E agora? Agora é o descrédito absoluto. Para 2004 este governo consegue destinar ao distrito da Guarda o pior orçamento dos últimos dez anos. É proposta uma redução líquida de quinze milhões euros, o que representa um corte de quase o triplo daquilo que a ministra das Finanças tinha fixado como meta de restrição ao investimento público.
Com a excepção de Portalegre, somos o distrito mais penalizado do eixo da interioridade: em comparação, Bragança recebe mais 37 milhões de euros; Vila Real mais 34 milhões; Viseu mais 53 milhões; Castelo Branco mais 23 milhões; Évora mais 24 milhões; e Beja mais 82 milhões. E apenas três destes distritos – Vila Real, Viseu e Castelo Branco – têm maior população que o da Guarda (sendo pacífico que esse é um critério ponderável).

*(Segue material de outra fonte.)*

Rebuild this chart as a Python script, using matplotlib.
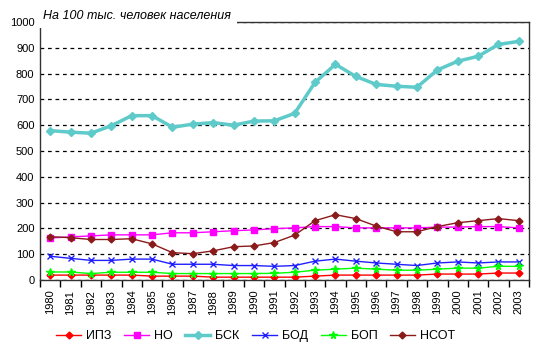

O que nos faltou? O de sempre: liderança, influência, poder, reivindicação, respeito. Ana Manso pode engolir tudo quanto proferiu há dois anos e há três: afinal fez pior. Por isso ainda não teve a coragem de dar a cara: não há como explicar o inexplicável. Não é da conjuntura, certamente. E também não é, decididamente, culpa dos que estiveram antes: há cem anos já D. Carlos declarava que “esta choldra é ingovernável” e houve muitos governos depois disso. Se não tem uma justificação razoável, o melhor é a líder do PSD remeter-se ao silêncio e à patente ineficácia. E os dirigentes do PS, que esta semana vieram classificar de “humilhante” o orçamento, têm razão mas também é recomendável que não façam ondas. Se há acusação recíproca em que os dois partidos estão rigorosamente certos é a de que, por junto, o que fizeram por este distrito foi absolutamente nada ou pouco mais.

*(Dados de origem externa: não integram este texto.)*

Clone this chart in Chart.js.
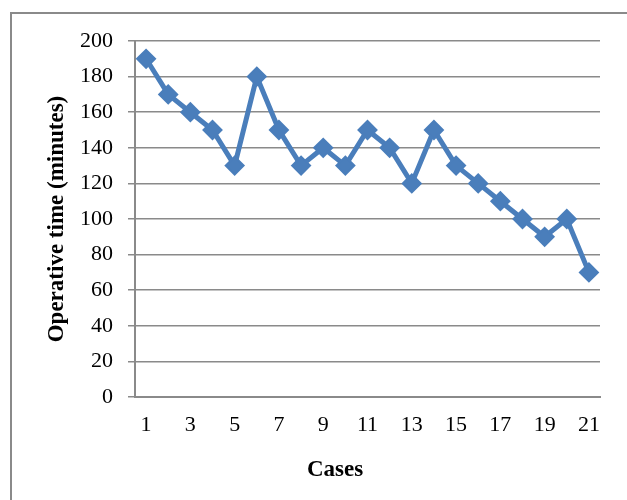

Só há, assim de repente, uma maneira de ambas as partes salvarem a honra: faltando vinte dias para a aprovação do orçamento e sendo quatro os deputados pelo distrito, vão a tempo de reclamar, exigir, negociar ou mesmo extorquir coisa que se veja. Em função daquilo que o orçamento reservar para o distrito na derradeira versão, cada um votará em consciência – mandando às malvas a disciplina partidária. Pode dar-se o caso de os deputados do PS votarem a favor da proposta do Governo, se ela for justa para os interesses da Guarda; como podem os deputados do PSD votar contra, a manter-se tal como foi apresentada.
No limite, se ninguém desse importância à tentativa (porque a realidade aritmética é que quatro votos não chumbam o orçamento), sobrar-lhes-ia uma saída radical e potencialmente mediática: fazer greve de fome, num corredor do Parlamento, até que houvesse o compromisso de aumentar o investimento público no distrito.
Já foi experimentado uma vez – em nome de um queijo – e deu resultados extraordinários. É certo que se tratou de uma representação burlesca do sistema político. Mas, seja dita a verdade, ainda ninguém inventou melhor. Irão os deputados pela Guarda surpreender-nos?